* [Given entries]:
·····

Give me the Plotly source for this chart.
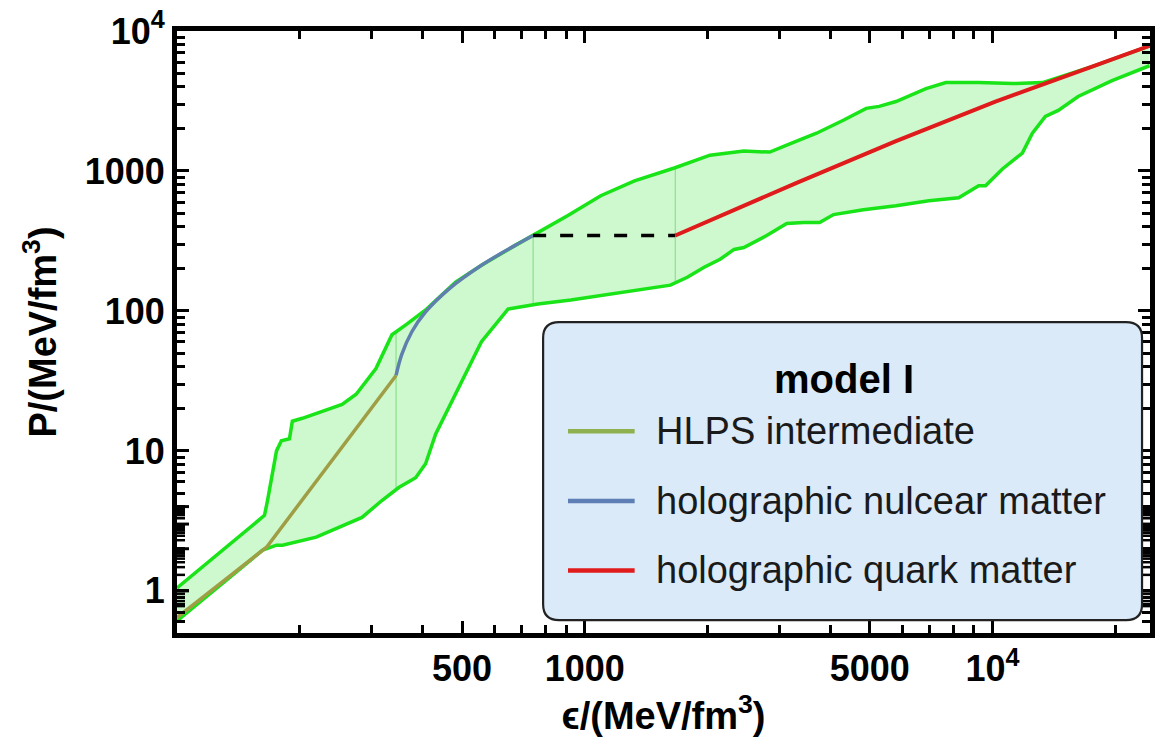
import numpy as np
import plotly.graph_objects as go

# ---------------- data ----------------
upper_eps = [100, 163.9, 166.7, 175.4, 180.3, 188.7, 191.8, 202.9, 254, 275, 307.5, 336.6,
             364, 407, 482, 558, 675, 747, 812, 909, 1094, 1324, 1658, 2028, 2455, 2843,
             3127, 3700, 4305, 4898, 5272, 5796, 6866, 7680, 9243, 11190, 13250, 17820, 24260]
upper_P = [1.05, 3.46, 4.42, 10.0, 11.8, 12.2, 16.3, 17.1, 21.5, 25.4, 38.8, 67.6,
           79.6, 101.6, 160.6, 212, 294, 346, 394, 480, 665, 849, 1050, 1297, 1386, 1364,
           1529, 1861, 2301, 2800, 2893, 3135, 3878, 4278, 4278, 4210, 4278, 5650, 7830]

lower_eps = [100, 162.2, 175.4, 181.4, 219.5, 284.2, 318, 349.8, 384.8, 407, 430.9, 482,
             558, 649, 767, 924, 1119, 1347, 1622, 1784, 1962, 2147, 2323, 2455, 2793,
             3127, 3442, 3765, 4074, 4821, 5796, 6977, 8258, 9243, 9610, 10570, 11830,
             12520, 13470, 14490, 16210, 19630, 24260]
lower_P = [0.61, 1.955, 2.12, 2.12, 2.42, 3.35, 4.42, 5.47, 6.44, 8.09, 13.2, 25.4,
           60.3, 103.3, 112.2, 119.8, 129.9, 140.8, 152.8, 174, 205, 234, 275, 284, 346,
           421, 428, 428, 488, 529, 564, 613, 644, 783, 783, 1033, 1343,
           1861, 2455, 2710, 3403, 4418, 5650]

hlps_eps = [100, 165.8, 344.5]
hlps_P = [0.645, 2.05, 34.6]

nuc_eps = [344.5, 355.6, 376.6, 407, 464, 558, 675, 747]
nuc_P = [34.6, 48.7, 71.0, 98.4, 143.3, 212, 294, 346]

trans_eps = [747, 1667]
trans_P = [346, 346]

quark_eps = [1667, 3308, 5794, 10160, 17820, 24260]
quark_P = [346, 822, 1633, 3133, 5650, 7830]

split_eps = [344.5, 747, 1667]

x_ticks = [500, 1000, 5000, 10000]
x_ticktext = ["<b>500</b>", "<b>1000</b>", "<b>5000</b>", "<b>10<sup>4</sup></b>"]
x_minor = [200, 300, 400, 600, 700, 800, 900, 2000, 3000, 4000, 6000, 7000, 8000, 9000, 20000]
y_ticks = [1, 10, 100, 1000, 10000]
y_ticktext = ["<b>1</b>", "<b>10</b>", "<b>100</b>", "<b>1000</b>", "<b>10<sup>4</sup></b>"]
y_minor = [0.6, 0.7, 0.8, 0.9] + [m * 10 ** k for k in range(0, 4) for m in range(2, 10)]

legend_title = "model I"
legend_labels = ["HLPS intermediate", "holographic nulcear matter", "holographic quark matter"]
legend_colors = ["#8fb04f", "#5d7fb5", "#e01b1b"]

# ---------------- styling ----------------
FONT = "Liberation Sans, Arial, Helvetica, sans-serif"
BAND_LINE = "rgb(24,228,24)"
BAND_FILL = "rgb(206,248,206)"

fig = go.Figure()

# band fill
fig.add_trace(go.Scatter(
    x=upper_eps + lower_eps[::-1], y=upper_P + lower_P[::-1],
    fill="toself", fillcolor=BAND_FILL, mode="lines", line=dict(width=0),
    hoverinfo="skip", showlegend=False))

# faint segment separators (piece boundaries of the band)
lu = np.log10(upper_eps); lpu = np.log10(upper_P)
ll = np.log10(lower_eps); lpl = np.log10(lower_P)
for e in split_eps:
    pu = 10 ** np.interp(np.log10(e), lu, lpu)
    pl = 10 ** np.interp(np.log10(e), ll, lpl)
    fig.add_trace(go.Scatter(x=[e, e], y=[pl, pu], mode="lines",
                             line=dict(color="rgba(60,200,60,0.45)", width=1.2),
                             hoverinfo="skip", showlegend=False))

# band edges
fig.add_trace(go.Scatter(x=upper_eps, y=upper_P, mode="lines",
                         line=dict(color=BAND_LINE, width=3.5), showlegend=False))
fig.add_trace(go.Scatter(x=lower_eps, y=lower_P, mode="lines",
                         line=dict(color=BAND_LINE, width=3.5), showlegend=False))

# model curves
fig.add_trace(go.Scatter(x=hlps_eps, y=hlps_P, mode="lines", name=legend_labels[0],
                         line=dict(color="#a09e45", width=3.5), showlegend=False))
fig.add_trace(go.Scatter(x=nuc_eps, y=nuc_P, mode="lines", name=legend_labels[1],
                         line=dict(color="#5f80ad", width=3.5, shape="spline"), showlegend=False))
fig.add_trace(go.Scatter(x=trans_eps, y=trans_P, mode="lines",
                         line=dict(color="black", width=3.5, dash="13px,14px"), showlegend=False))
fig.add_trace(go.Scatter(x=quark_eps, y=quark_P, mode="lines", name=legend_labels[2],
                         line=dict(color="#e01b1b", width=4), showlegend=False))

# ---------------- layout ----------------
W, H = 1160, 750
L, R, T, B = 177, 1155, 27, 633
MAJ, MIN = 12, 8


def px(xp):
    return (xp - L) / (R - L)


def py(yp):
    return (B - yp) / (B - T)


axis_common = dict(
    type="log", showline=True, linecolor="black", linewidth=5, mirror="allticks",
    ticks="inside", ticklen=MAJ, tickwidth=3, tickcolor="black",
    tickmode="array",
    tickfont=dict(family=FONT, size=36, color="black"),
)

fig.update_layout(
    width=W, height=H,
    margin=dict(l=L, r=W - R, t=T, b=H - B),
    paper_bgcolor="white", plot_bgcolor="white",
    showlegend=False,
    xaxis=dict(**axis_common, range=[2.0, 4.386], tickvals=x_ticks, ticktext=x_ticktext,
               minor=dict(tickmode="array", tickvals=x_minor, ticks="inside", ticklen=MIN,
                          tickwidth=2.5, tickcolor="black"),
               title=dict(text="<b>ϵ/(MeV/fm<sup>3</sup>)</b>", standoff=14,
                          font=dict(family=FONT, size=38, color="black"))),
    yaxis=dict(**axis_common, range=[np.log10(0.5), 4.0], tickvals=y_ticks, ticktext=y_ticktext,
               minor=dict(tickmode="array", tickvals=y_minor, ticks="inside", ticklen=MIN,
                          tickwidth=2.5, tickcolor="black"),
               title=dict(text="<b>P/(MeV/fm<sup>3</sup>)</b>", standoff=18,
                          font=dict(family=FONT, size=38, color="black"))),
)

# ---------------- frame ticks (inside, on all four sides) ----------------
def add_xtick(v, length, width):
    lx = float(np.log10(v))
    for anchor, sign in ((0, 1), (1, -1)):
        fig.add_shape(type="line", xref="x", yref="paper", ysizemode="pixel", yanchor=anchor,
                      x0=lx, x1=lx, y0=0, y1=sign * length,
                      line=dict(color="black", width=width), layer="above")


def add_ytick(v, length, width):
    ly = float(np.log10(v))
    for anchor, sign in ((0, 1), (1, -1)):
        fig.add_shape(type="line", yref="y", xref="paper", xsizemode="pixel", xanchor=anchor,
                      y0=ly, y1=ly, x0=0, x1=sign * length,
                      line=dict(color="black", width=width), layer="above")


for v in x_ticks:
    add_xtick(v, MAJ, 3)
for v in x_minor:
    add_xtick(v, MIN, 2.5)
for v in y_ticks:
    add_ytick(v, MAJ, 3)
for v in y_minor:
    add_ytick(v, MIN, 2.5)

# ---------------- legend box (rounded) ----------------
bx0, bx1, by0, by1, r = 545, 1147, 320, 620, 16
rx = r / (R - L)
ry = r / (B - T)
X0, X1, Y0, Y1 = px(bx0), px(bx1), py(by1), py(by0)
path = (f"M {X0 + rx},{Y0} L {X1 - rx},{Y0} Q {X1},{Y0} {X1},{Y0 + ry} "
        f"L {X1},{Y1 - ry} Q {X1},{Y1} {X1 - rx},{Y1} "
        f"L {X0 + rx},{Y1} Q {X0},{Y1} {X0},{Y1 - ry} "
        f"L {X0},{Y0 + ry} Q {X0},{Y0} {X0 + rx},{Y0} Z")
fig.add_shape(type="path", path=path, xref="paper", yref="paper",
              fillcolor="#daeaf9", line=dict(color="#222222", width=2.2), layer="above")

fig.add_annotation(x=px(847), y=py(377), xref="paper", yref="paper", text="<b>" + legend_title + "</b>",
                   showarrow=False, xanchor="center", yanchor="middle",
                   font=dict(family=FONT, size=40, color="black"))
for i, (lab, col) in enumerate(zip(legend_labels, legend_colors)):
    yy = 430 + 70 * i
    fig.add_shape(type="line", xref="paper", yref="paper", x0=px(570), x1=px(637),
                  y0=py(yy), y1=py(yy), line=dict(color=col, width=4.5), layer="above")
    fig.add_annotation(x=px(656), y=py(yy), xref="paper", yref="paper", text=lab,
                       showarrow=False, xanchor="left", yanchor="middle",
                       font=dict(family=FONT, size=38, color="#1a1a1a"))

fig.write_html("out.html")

·····

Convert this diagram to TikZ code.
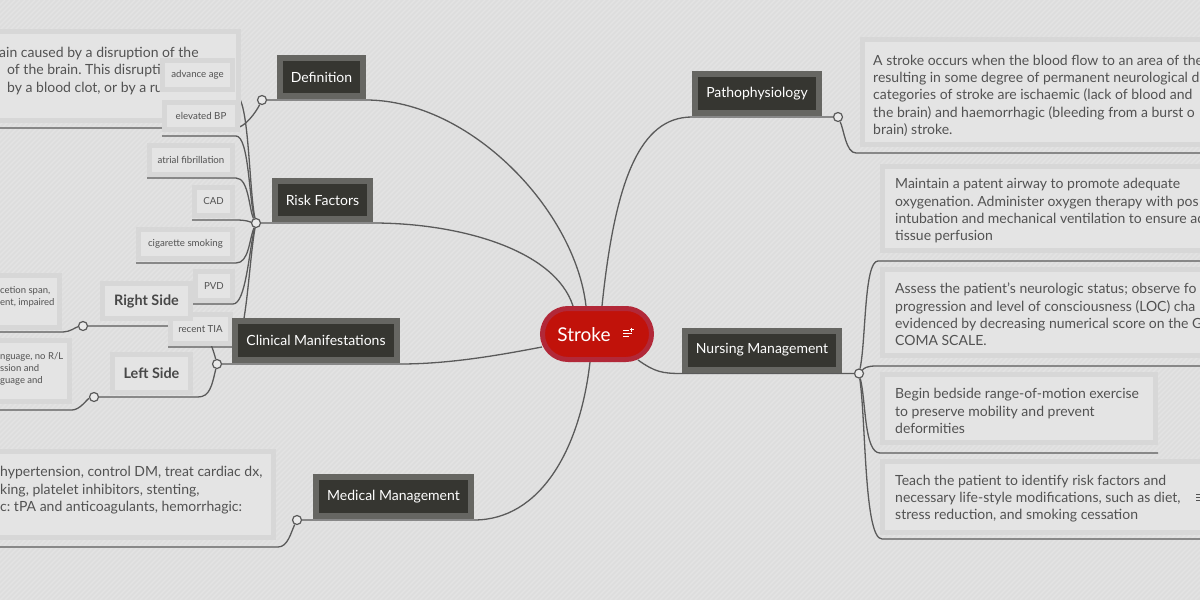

·····

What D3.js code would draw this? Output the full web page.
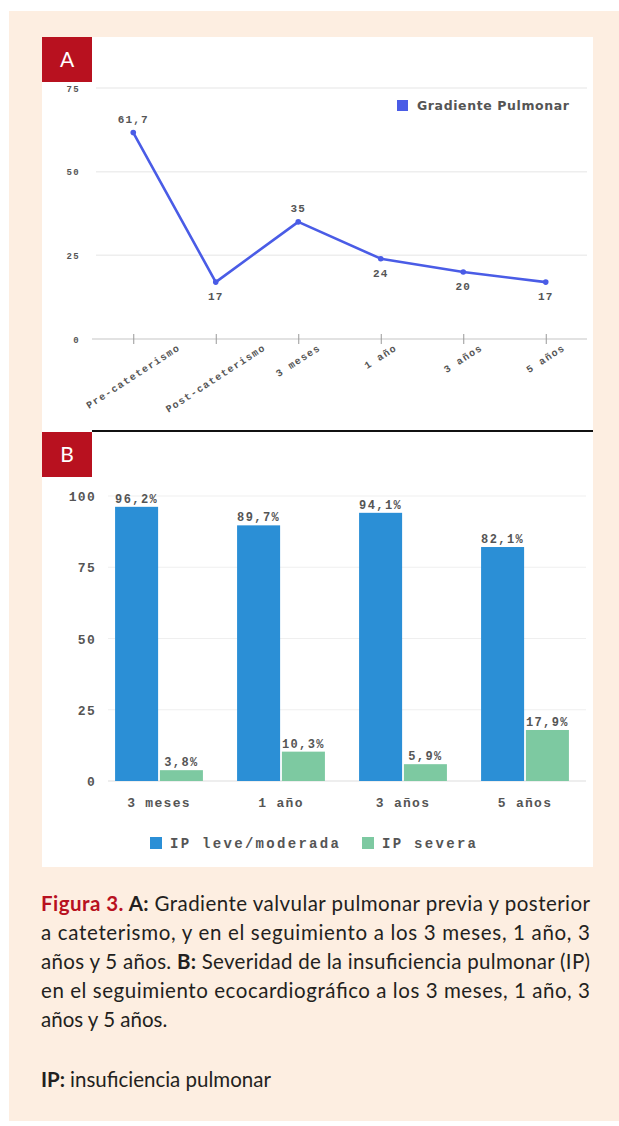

·····

All lines above from the one containing "Give me the Plotly source for this chart." through the one containing "import plotly.graph_objects as go" are to be quoted exactly, and only those; pictures are left out.

Give me the Plotly source for this chart.
import numpy as np
import plotly.graph_objects as go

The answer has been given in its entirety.